To support you to make the right choice, we’ve put together our helpful guide to finding your ideal method of contraception.
The lowdown on birth control
Also known as contraception, birth control comes in many forms, and all are designed to help prevent pregnancy and, in some cases, protect against sexually transmitted diseases or STDs. With products predominantly available for women, men can also use contraception in the form of condoms.
The various methods of birth control all work in different ways, with some coming under the banner of hormonal contraception to stop ovulation and others known as barrier methods, designed to prevent sperm reaching the egg to fertilise it. No one form of birth control suits everyone, and each has its pros and cons to carefully consider. And the type of contraception that works for you may also change over time, so it is essential to always discuss your birth control needs with your GP or healthcare professional, if you are considering a change. Birth control is useful for countless women and many are also very easy to use and keep up with.
The types on offer
When looking at birth control, there are two main forms of contraception currently available – hormonal and barrier.

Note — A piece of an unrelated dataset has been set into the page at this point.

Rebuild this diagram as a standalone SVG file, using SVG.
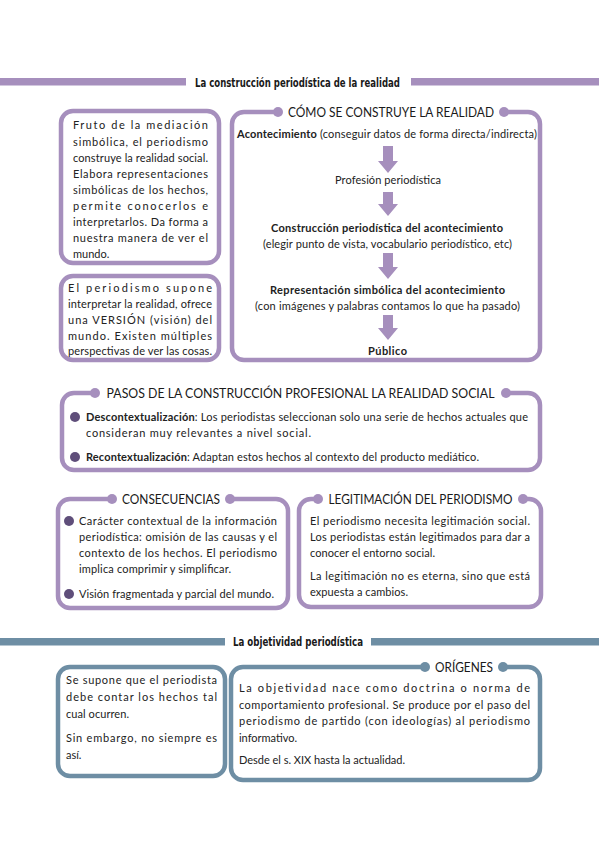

Available as a tablet, implant or injection, hormonal contraceptives work to prevent the ovaries from releasing an egg every month. There are also forms of hormonal birth control that also cause other changes in your body to reduce the likelihood of an egg being fertilised, such as thickening the cervical mucus, which creates a barrier to prevent the sperm getting through.
Hormonal contraceptives include the birth control pill, hormonal patch or implant, hormonal injection, a vaginal ring and an intrauterine device or IUD and can be divided into two types – short and long acting.
Short acting hormonal birth control
These include the birth control pill, the patch and the vaginal ring, and involve more effort on the user’s part in terms of remembering to take or use them. With the exception of the mini-pill, short acting hormonal birth control contains oestrogen, which prevents eggs from being released from the ovaries. Short acting hormonal birth control also contains progesterone, which thickens the womb lining to prevent any fertilised eggs attaching to the uterus.
Long-acting hormonal methods
Also known as LARCs or long-acting reversible contraceptives. LARCs include hormone injections, implants and IUDs and offer protection against pregnancy from three months to 10 years, depending on the type you choose. LARCs take away the need to remember to take your birth control every day, but they will need to be removed by a medical professional or stopped if you are wanting to try for a baby.
Hormonal birth control does not provide any additional protection against STDs but can be used in conjunction with a condom for extra peace of mind.
These methods include condoms (for both men and women), cervical caps, sponges and diaphragms. They work by creating a physical barrier that prevents the sperm from reaching the egg for fertilisation. Barrier methods need to be applied – whether that is inserted into the vagina or placed onto the penis – every time you have sex and condoms have the added benefit of being able to help protect against STDs.
What to consider when making your decision
When looking to use a method of birth control or considering a switch to a new contraceptive, always talk to your GP or sexual healthcare professional so you can make a choice based on what is right for you. When discussing your birth control needs, you will be asked to consider the following:
- Your health, including any pre-existing health conditions as well as whether you are a smoker or are overweight
- Your lifestyle, including whether you are able to make taking birth control part of your daily routine or whether a long-acting contraceptive such as a patch or IUD would work better
- If you are considering having children at some point, and if so, how soon – this can determine whether a daily pill or a longer acting contraceptive is the best option
- Your sexual health – including how often you have sex and how many partners you may have and whether you are also looking for protection against STDs
- The potential side effects to the various birth control options available for you
How effective is contraception?
Although today’s contraceptive methods have a high success rate – typically between 95-99% – no form of birth control can claim to be 100% effective. To work, your chosen form of contraceptive also has to be used correctly to give you the maximum protection against falling pregnant. Forgetting to take the daily pill at the same time every day, a split condom or certain other prescription medications, for example, can drastically all reduce the effectiveness of your birth control.
If you suspect your birth control has failed, then you can take emergency contraceptive, which taken within three to five days of unprotected sex can help to prevent a pregnancy.
The emergency contraceptive pill can be obtained from most pharmacies as well as your GP, NHS walk in centre or sexual health clinic.